Her sister Madeleine died in 1969 followed by her other sister Alice in 1972. Throughout the years, Marjorie had respected her mother's wishes to not discuss the Titanic with anyone until the 1980s, when she began giving interviews and public presentations about her survival out of respect and honor for her lost father. Following the discovery of the wreck of the Titanic in 1985, Marjorie commented that there were no people left to be saved and that the great ship should be left undisturbed as a memorial to all those who perished, while also adding that she never believed that the ship would be found within her lifetime and called the discovery unimaginable. Following the death of John Borie Ryerson in 1986, Marjorie became the last surviving first class passenger of the Titanic. Marjorie attended several conventions held by the Titanic International Society and the Titanic Historical Society, to speak about her experiences on board the doomed ship to many Titanic enthusiasts.
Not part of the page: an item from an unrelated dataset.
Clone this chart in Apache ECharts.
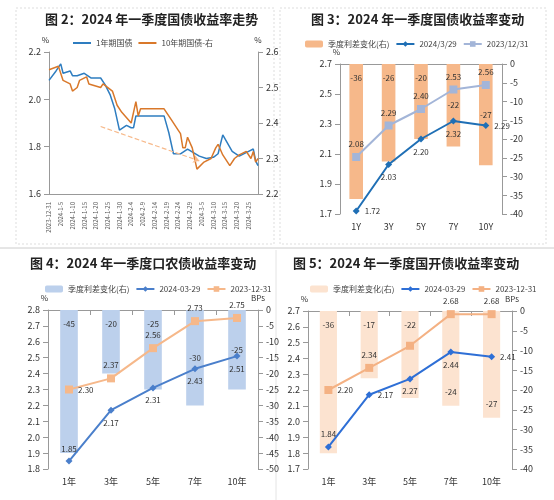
<!DOCTYPE html>
<html><head><meta charset="utf-8">
<script src="https://cdn.jsdelivr.net/npm/echarts@6/dist/echarts.min.js"></script>
<style>html,body{margin:0;background:#fff}#c{width:554px;height:500px}</style>
</head><body><div id="c"></div>
<script>
// 图2 日期（2023-12-31 至 2024-3-29）
const days = []
for (let i = 0; i < 90; i++) {
  const d = new Date(2023, 11, 31 + i)
  days.push(d.getFullYear() + '-' + (d.getMonth() + 1) + '-' + d.getDate())
}
// 读图点位 [天序号, 值]
const y1Points = [[0,2.08],[3,2.12],[5,2.15],[6,2.11],[9,2.12],[10,2.10],[12,2.10],[15,2.11],[18,2.09],[22,2.09],[24,2.06],[26,2.02],[28,1.96],[30,1.87],[33,1.89],[35,1.88],[36,1.88],[37,1.93],[49,1.93],[51,1.86],[53,1.77],[56,1.77],[59,1.79],[64,1.76],[67,1.75],[70,1.755],[72,1.77],[74,1.85],[78,1.78],[81,1.76],[85,1.78],[87,1.79],[88,1.74],[89,1.72]]
const y10Points = [[0,2.55],[4,2.56],[6,2.52],[9,2.51],[10,2.49],[12,2.50],[13,2.52],[16,2.53],[17,2.51],[22,2.50],[23,2.51],[27,2.49],[29,2.45],[31,2.43],[35,2.40],[37,2.46],[38,2.42],[39,2.44],[49,2.44],[52,2.41],[55,2.38],[56,2.37],[57,2.33],[58,2.33],[59,2.36],[61,2.33],[63,2.27],[66,2.29],[69,2.30],[71,2.33],[72,2.34],[74,2.31],[77,2.28],[79,2.30],[81,2.31],[84,2.32],[86,2.30],[87,2.32],[88,2.29],[89,2.30]]

const tenors3 = ['1Y', '3Y', '5Y', '7Y', '10Y']
const chg3 = [-36, -26, -20, -22, -27]
const gz0329 = [1.72, 2.03, 2.20, 2.32, 2.29]
const gz1231 = [2.08, 2.29, 2.40, 2.53, 2.56]

const tenors = ['1年', '3年', '5年', '7年', '10年']
const chg4 = [-45, -20, -25, -30, -25]
const nf0329 = [1.85, 2.17, 2.31, 2.43, 2.51]
const nf1231 = [2.30, 2.37, 2.56, 2.73, 2.75]

const chg5 = [-36, -17, -22, -24, -27]
const gk0329 = [1.84, 2.17, 2.27, 2.44, 2.41]
const gk1231 = [2.20, 2.34, 2.48, 2.68, 2.68]

const toSeries = pts => {
  const arr = new Array(90).fill(null)
  pts.forEach(p => { arr[p[0]] = p[1] })
  return arr
}

const font = 'Noto Sans CJK SC'
const axisTxt = { fontSize: 9, color: '#333', fontFamily: font }
const axisLn = { lineStyle: { color: '#999' } }

const grids = [
  { left: 49, width: 209, top: 52, height: 142 },
  { left: 340, width: 162, top: 64, height: 150 },
  { left: 48, width: 210, top: 310, height: 159 },
  { left: 308, width: 204, top: 311, height: 158 }
]

const xAxes = [
  { gridIndex: 0, type: 'category', data: days, boundaryGap: false, axisLine: axisLn, axisTick: { show: false },
    axisLabel: { ...axisTxt, fontSize: 6, rotate: 90, interval: 4, color: '#555' } },
  { gridIndex: 1, type: 'category', data: tenors3, axisLine: axisLn, axisTick: { show: false }, axisLabel: axisTxt },
  { gridIndex: 2, type: 'category', data: tenors, axisLine: axisLn, axisTick: { show: true }, axisLabel: axisTxt },
  { gridIndex: 3, type: 'category', data: tenors, axisLine: axisLn, axisTick: { show: true }, axisLabel: axisTxt }
]

const yL = (g, min, max, iv, dec) => ({ gridIndex: g, type: 'value', min, max, interval: iv, name: '%', nameGap: 8,
  nameTextStyle: { fontSize: 8, color: '#333', align: 'right' }, splitLine: { show: false },
  axisLine: { show: true, ...axisLn }, axisTick: { show: true }, axisLabel: { ...axisTxt, formatter: v => v.toFixed(dec) } })
const yR = (g, min, max, iv, name, dec) => ({ gridIndex: g, type: 'value', position: 'right', min, max, interval: iv, name, nameGap: 8,
  nameTextStyle: { fontSize: 8, color: '#333' }, splitLine: { show: false },
  axisLine: { show: true, ...axisLn }, axisTick: { show: true }, axisLabel: { ...axisTxt, formatter: v => v.toFixed(dec) } })

const yAxes = [
  yL(0, 1.6, 2.2, 0.2, 1), yR(0, 2.2, 2.6, 0.1, '%', 1),
  yL(1, 1.7, 2.7, 0.2, 1), yR(1, -40, 0, 5, '', 0),
  yL(2, 1.8, 2.8, 0.1, 1), yR(2, -50, 0, 5, 'BPs', 0),
  yL(3, 1.7, 2.7, 0.1, 1), yR(3, -40, 0, 5, 'BPs', 0)
]

const lblTxt = { fontSize: 8, color: '#333', fontFamily: font }
// pos: 每根柱标签位置 t=顶部 m=中部 b=底部
const barSeries = (xi, yi, data, color, name, pos) => ({
  name, type: 'bar', xAxisIndex: xi, yAxisIndex: yi, barWidth: '42%', itemStyle: { color },
  data: data.map((v, i) => ({ value: v, label: { position: { t: 'insideTop', m: 'inside', b: 'insideBottom' }[pos[i]], distance: 10 } })),
  label: { show: true, ...lblTxt }
})
const lineSeries = (xi, yi, data, color, name, sym, pos, hide) => ({
  name, type: 'line', xAxisIndex: xi, yAxisIndex: yi, symbol: sym, symbolSize: sym === 'diamond' ? 7 : 8,
  lineStyle: { color, width: 2 }, itemStyle: { color },
  data: data.map((v, i) => ({ value: v, label: { show: !(hide && hide.includes(i)), position: pos[i] } })),
  label: { show: true, ...lblTxt, formatter: p => p.value.toFixed(2) }, z: 5
})

const option = {
  animation: false,
  backgroundColor: '#fff',
  textStyle: { fontFamily: font },
  title: [
    { text: '图 2：2024 年一季度国债收益率走势', left: 40, top: 8 },
    { text: '图 3：2024 年一季度国债收益率变动', left: 306, top: 8 },
    { text: '图 4：2024 年一季度口农债收益率变动', left: 25, top: 252 },
    { text: '图 5：2024 年一季度国开债收益率变动', left: 288, top: 252 }
  ].map(t => ({ ...t, textStyle: { fontSize: 13, fontWeight: 'bold', color: '#222', fontFamily: font } })),
  legend: [
    { top: 34, left: 68, data: ['1年期国债', '10年期国债-右'], icon: 'rect', itemHeight: 2 },
    { top: 35, left: 300, data: ['季度利差变化(右)', '2024/3/29', '2023/12/31'] },
    { top: 280, left: 40, data: ['季度利差变化(右)_4', '2024-03-29_4', '2023-12-31_4'], formatter: n => n.split('_')[0] },
    { top: 280, left: 305, data: ['季度利差变化(右)_5', '2024-03-29_5', '2023-12-31_5'], formatter: n => n.split('_')[0] }
  ].map(l => ({ itemWidth: 18, itemHeight: 7, itemGap: 6, textStyle: { fontSize: 8, color: '#444' }, ...l })),
  grid: grids,
  xAxis: xAxes,
  yAxis: yAxes,
  series: [
    { name: '1年期国债', type: 'line', xAxisIndex: 0, yAxisIndex: 0, data: toSeries(y1Points), connectNulls: true,
      showSymbol: false, symbol: 'none', lineStyle: { color: '#2e7dc0', width: 1.5 }, itemStyle: { color: '#2e7dc0' },
      markLine: { symbol: ['none', 'arrow'], symbolSize: 6, silent: true, label: { show: false },
        lineStyle: { color: '#f7b98a', type: 'dashed', width: 1.2 },
        data: [[{ coord: ['2024-1-22', 1.885] }, { coord: ['2024-3-4', 1.74] }]] } },
    { name: '10年期国债-右', type: 'line', xAxisIndex: 0, yAxisIndex: 1, data: toSeries(y10Points), connectNulls: true,
      showSymbol: false, symbol: 'none', lineStyle: { color: '#d9782a', width: 1.5 }, itemStyle: { color: '#d9782a' } },

    barSeries(1, 3, chg3, '#f6b88a', '季度利差变化(右)', 'tttmm'),
    lineSeries(1, 2, gz0329, '#1f6fb5', '2024/3/29', 'diamond', ['right', 'bottom', 'bottom', 'bottom', 'right']),
    lineSeries(1, 2, gz1231, '#a3b5d8', '2023/12/31', 'rect', ['top', 'top', 'top', 'top', 'top']),

    barSeries(2, 5, chg4, '#bcd0ec', '季度利差变化(右)_4', 'tttmm'),
    lineSeries(2, 4, nf0329, '#4a7fcb', '2024-03-29_4', 'diamond', ['top', 'bottom', 'bottom', 'bottom', 'bottom']),
    lineSeries(2, 4, nf1231, '#f6b88a', '2023-12-31_4', 'rect', ['right', 'top', 'top', 'top', 'top']),

    barSeries(3, 7, chg5, '#fce3d0', '季度利差变化(右)_5', 'tttbb'),
    lineSeries(3, 6, gk0329, '#2e6fd6', '2024-03-29_5', 'diamond', ['top', 'right', 'bottom', 'bottom', 'right']),
    lineSeries(3, 6, gk1231, '#f4b183', '2023-12-31_5', 'rect', ['right', 'top', 'top', 'top', 'top'], [2])
  ],
  graphic: [
    { type: 'rect', shape: { x: 16, y: 8, width: 258, height: 236 }, style: { fill: 'none', stroke: '#ddd', lineDash: [2, 2] } },
    { type: 'rect', shape: { x: 280, y: 8, width: 266, height: 236 }, style: { fill: 'none', stroke: '#ddd', lineDash: [2, 2] } },
    { type: 'line', shape: { x1: 0, y1: 248, x2: 554, y2: 248 }, style: { stroke: '#ccc' } },
    { type: 'line', shape: { x1: 276, y1: 250, x2: 276, y2: 500 }, style: { stroke: '#e4e4e4' } }
  ]
}

const chart = echarts.init(document.getElementById('c'))
chart.setOption(option)
</script>
</body></html>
Marjorie would move a final time to a retirement home in Fall River in 1990 at the age of 101, that same year her eldest daughter passed away.

== Death ==
Marjorie passed away in her sleep on 11 June 1992 in Fall River, Massachusetts at the age of 103. At the time of her death, she was the last surviving first class passenger of the Titanic and the second longest lived Titanic survivor behind Mary Davies Wilburn, who had died in 1987 at the age of 104.